Suppose $I=\langle a_i:i\in \mathbb{N}\rangle$ is an infinite indiscernible sequence over $A$, and suppose that for some formula $\phi(x,y)$ and $b\in acl(A)$ we have $\models \phi(a_i,b)\wedge \neg\phi(a_j,b)$ for some $i<j$. Let $\psi(y)$ be an algebraic formula over $A$ with $m$ realizations such that $\models\psi(b)$.

Then, $\tau(x_1,x_2)=\exists y(\psi(y)\wedge \phi(x_1,y)\wedge \phi(x_2,y))\in tp(a_i,a_j/A)$ for all $i<j$.

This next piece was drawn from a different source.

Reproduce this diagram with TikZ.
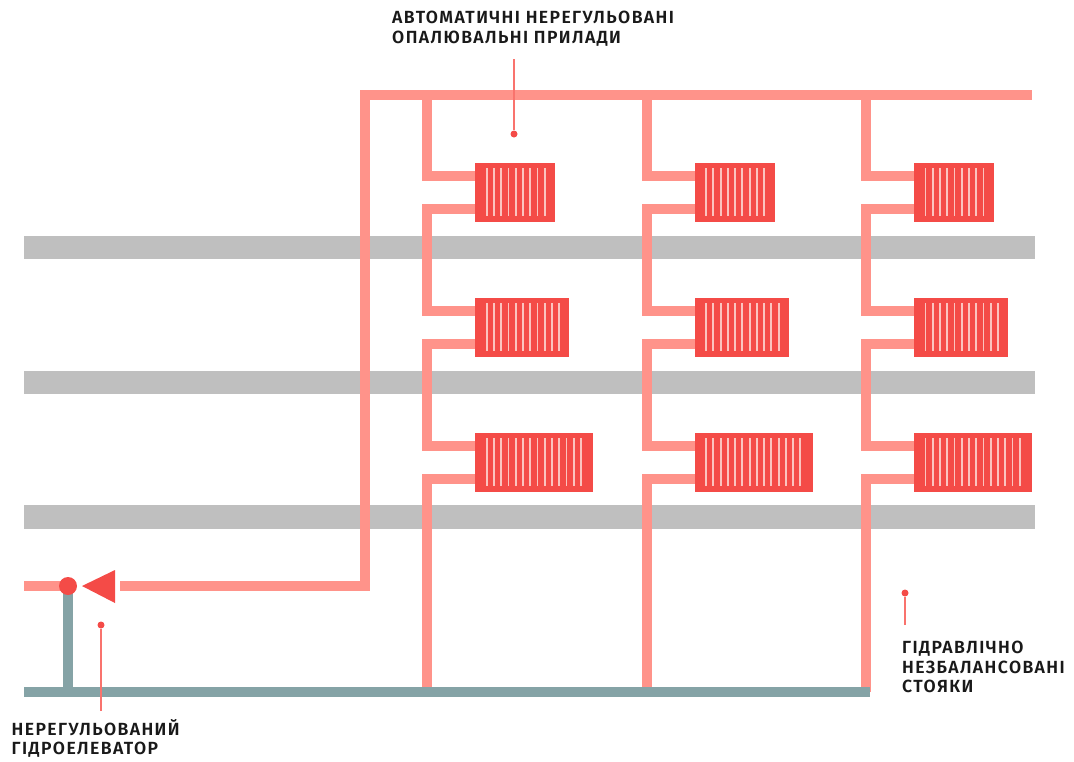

Since $\exists y(\psi(y)\wedge \phi(x,y))\in tp(a_i/A)$, we have by indiscernibility that for every $i<\omega$ there is $b\models \psi(y)$ such that $\phi(a_i,b)$. By piggeonhole principle, there is some $b_1\models \psi$ such that the set $I_1:=\{i<\omega: \phi(a_i,b)\}$ is infinite.

Note that $I_1$ is also an indiscernible sequence. Now, given $a_i,a_j\in I_1$ with $i<j$, $\tau(a_i,a_j)$ implies there is $b\models \psi(y)$ such that $\phi(a_i,b)\wedge \neg\phi(a_j,b)$. It is clear that $b\neq b_1$ by the construction of $I_1$. Again by piggeonhole principle, there is $b_2\neq b_1$ such that the set $$I_2=\{a_i\in I_1: \phi(a_i,b_2)\}=\{a_i\in I:\phi(a_i,b_1)\wedge \phi(a_i,b_2)\}$$ is infinite.

Repeating this argument $m-1$ times, we obtain $b_1,\ldots,b_{m-1}$ realizing $\psi(y)$ and an infinite indiscernible sequence $$I_{m-1}=\{a_i\in I: \models \phi(a_i,b_1)\wedge \cdots \wedge \phi(a_i,b_{m-1})\}.$$

If $a_i,a_j,a_k\in I_{m-1}$ with $i<j<k$, then we have:

1. We have $\models \tau(a_i,a_j)$, and then $\phi(a_i,b_m)\wedge \neg \phi(a_j,b_m)$ for the only element $b_m$ in $\psi(M)\setminus \{b_1,\ldots,b_{m-1}\}$.
2. $\models \tau(a_j,a_k)$, which implies that there is some $b\models \psi(y)$ such that $\phi(a_j,b)\wedge \neg\phi(a_k,b)$. But this is a contradiction because $b\neq b_m$ by (1), and $b\neq b_1,\ldots,b_{m-1}$ since $a_k\in I_{m-1}$.